Full text loading...
-
Seismic modelling for reservoir studies: a comparison between convolutional and full‐waveform methods for a deep‐water turbidite sandstone reservoir
- Source: Geophysical Prospecting, Volume 68, Issue 5, May 2020, p. 1540 - 1553
-
- 15 Jul 2019
- 06 Jan 2020
- 04 Mar 2020
Abstract
Two seismic modelling approaches, that is, two‐dimensional pre‐stack elastic finite‐difference and one‐dimensional convolution methods, are compared in a modelling exercise over the fluid‐flow simulation model of a producing deep‐water turbidite sandstone reservoir in the West of Shetland Basin. If the appropriate parameterization for one‐dimensional convolution is used, the differences in three‐dimensional and four‐dimensional seismic responses from the two methods are negligible. The key parameters to ensure an accurate seismic response are a representative wavelet, the distribution of common‐depth points and their associated angles of incidence. Conventional seismic images generated by the one‐dimensional convolutional model suffer from lack of continuity because it only accounts for vertical resolution. After application of a lateral resolution function, the convolutional and finite‐difference seismic images are very similar. Although transmission effects, internal multiples and P‐to‐S conversions are not included in our convolutional modelling, the subtle differences between images from the two methods indicates that such effects are of secondary nature in our study.

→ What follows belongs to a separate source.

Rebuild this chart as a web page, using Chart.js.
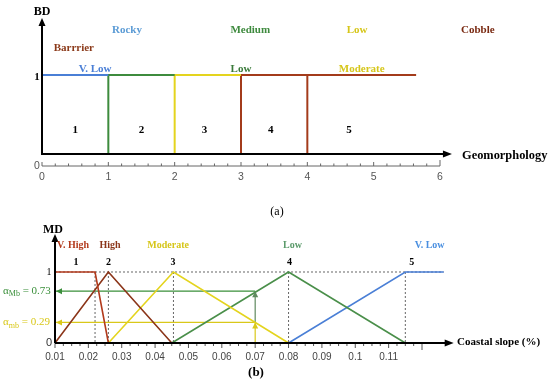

A quantitative comparison of the (normalized root‐mean‐square) amplitude attributes and waveform kinematics indicates that the finite‐difference approach does not offer any tangible benefit in our target‐oriented seismic modelling case study, and the potential errors from one‐dimensional convolution modelling are comparatively much smaller than the production‐induced time‐lapse changes.